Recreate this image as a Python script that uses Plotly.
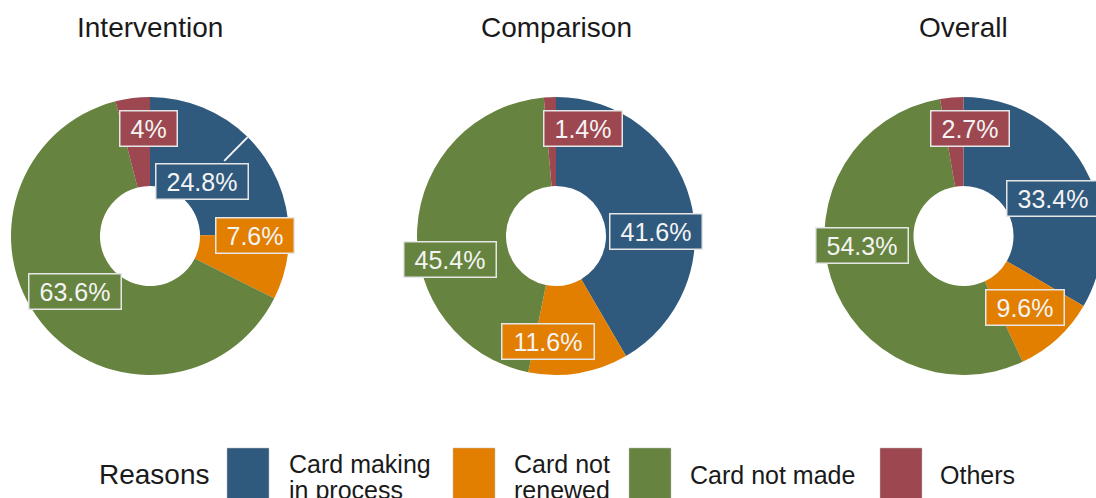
import math
import plotly.graph_objects as go

# ---- data -------------------------------------------------------------
groups = ["Intervention", "Comparison", "Overall"]
reasons = ["Card making in process", "Card not renewed", "Card not made", "Others"]
intervention = [24.8, 7.6, 63.6, 4.0]
comparison = [41.6, 11.6, 45.4, 1.4]
overall = [33.4, 9.6, 54.3, 2.7]
series = [intervention, comparison, overall]

colors = ["#30597E", "#E27E00", "#66843F", "#9D4751"]
legend_lines = [["Card making", "in process"], ["Card not", "renewed"],
                ["Card not made"], ["Others"]]

# ---- layout constants (pixels) ---------------------------------------
W, H = 1110, 498
R = 139
centers = [(150, 236), (556, 236), (963.5, 236)]
FONT = "Liberation Sans, Arial, Helvetica, sans-serif"

# label placement relative to each donut centre (repelled positions)
label_offsets = [
    [(51.5, -54.5), (105, -0.5), (-75.5, 55.5), (-2, -107.5)],
    [(99.5, -4.5), (-8.5, 105.5), (-106, 23), (26.5, -107.5)],
    [(89, -38), (61.5, 71.5), (-102, 10), (6.5, -107.5)],
]

ARIAL_W = {c: 0.556 for c in "0123456789"}
ARIAL_W.update({".": 0.278, "%": 0.889})


def text_width(s, size):
    return sum(ARIAL_W.get(ch, 0.556) for ch in s) * size


def px(x):
    return x / W


def py(y):
    return 1 - y / H


def fmt(v):
    return f"{v:g}%"


fig = go.Figure()
annotations = []
shapes = []

for gi, (name, vals, (cx, cy)) in enumerate(zip(groups, series, centers)):
    fig.add_trace(go.Pie(
        values=vals,
        labels=reasons,
        sort=False,
        direction="clockwise",
        rotation=0,
        hole=0.36,
        marker=dict(colors=colors, line=dict(width=0)),
        textinfo="none",
        hoverinfo="label+percent",
        showlegend=False,
        domain=dict(x=[px(cx - R), px(cx + R)], y=[py(cy + R), py(cy - R)]),
    ))
    # panel title
    annotations.append(dict(
        x=px(cx), y=py(27), xref="paper", yref="paper", text=name,
        showarrow=False, xanchor="center", yanchor="middle",
        font=dict(family=FONT, size=28, color="#1a1a1a"),
    ))
    # value labels
    total = sum(vals)
    cum = 0
    for si, v in enumerate(vals):
        mid = (cum + v / 2) / total * 2 * math.pi
        cum += v
        dx, dy = label_offsets[gi][si]
        lab = fmt(v)
        annotations.append(dict(
            x=px(cx + dx), y=py(cy + dy), xref="paper", yref="paper",
            text=lab, showarrow=False, xanchor="center", yanchor="middle",
            font=dict(family=FONT, size=25, color="#F4F4F4"),
            bgcolor=colors[si], bordercolor="#E6E6E6", borderwidth=1.5,
            borderpad=3, width=text_width(lab, 25) + 14,
        ))
        # leader segment for the label pushed off its slice
        if gi == 0 and si == 0:
            r0, r1 = 0.76 * R, 1.0 * R
            shapes.append(dict(
                type="line", xref="paper", yref="paper",
                x0=px(cx + r0 * math.sin(mid)), y0=py(cy - r0 * math.cos(mid)),
                x1=px(cx + r1 * math.sin(mid)), y1=py(cy - r1 * math.cos(mid)),
                line=dict(color="#F4F4F4", width=2), layer="above",
            ))

# ---- legend -----------------------------------------------------------
annotations.append(dict(
    x=px(97), y=py(474), xref="paper", yref="paper", text="Reasons",
    showarrow=False, xanchor="left", yanchor="middle",
    font=dict(family=FONT, size=28, color="#1a1a1a"),
))
key_x = [227, 453, 629, 880]
text_x = [287, 512, 688, 938]
for i, col in enumerate(colors):
    shapes.append(dict(
        type="rect", xref="paper", yref="paper",
        x0=px(key_x[i]), x1=px(key_x[i] + 42), y0=py(448), y1=py(505),
        fillcolor=col, line=dict(color="#BDBDBD", width=0.5), layer="above",
    ))
    lines = legend_lines[i]
    ys = [475] if len(lines) == 1 else [464, 490]
    for t, yy in zip(lines, ys):
        annotations.append(dict(
            x=px(text_x[i]), y=py(yy), xref="paper", yref="paper", text=t,
            showarrow=False, xanchor="left", yanchor="middle",
            font=dict(family=FONT, size=25, color="#1a1a1a"),
        ))

fig.update_layout(
    width=W, height=H, autosize=False,
    margin=dict(l=0, r=0, t=0, b=0),
    paper_bgcolor="white", plot_bgcolor="white",
    annotations=annotations, shapes=shapes,
)

fig.write_html(
    "out.html",
    post_script="document.documentElement.style.overflow='hidden';"
                "document.body.style.overflow='hidden';",
)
■ ■ ■
Exercise description
Make an exact copy of the lines from the top of the material through the line with "shapes = []", pictures excluded.

Output of the task
Recreate this image as a Python script that uses Plotly.
import math
import plotly.graph_objects as go

# ---- data -------------------------------------------------------------
groups = ["Intervention", "Comparison", "Overall"]
reasons = ["Card making in process", "Card not renewed", "Card not made", "Others"]
intervention = [24.8, 7.6, 63.6, 4.0]
comparison = [41.6, 11.6, 45.4, 1.4]
overall = [33.4, 9.6, 54.3, 2.7]
series = [intervention, comparison, overall]

colors = ["#30597E", "#E27E00", "#66843F", "#9D4751"]
legend_lines = [["Card making", "in process"], ["Card not", "renewed"],
                ["Card not made"], ["Others"]]

# ---- layout constants (pixels) ---------------------------------------
W, H = 1110, 498
R = 139
centers = [(150, 236), (556, 236), (963.5, 236)]
FONT = "Liberation Sans, Arial, Helvetica, sans-serif"

# label placement relative to each donut centre (repelled positions)
label_offsets = [
    [(51.5, -54.5), (105, -0.5), (-75.5, 55.5), (-2, -107.5)],
    [(99.5, -4.5), (-8.5, 105.5), (-106, 23), (26.5, -107.5)],
    [(89, -38), (61.5, 71.5), (-102, 10), (6.5, -107.5)],
]

ARIAL_W = {c: 0.556 for c in "0123456789"}
ARIAL_W.update({".": 0.278, "%": 0.889})


def text_width(s, size):
    return sum(ARIAL_W.get(ch, 0.556) for ch in s) * size


def px(x):
    return x / W


def py(y):
    return 1 - y / H


def fmt(v):
    return f"{v:g}%"


fig = go.Figure()
annotations = []
shapes = []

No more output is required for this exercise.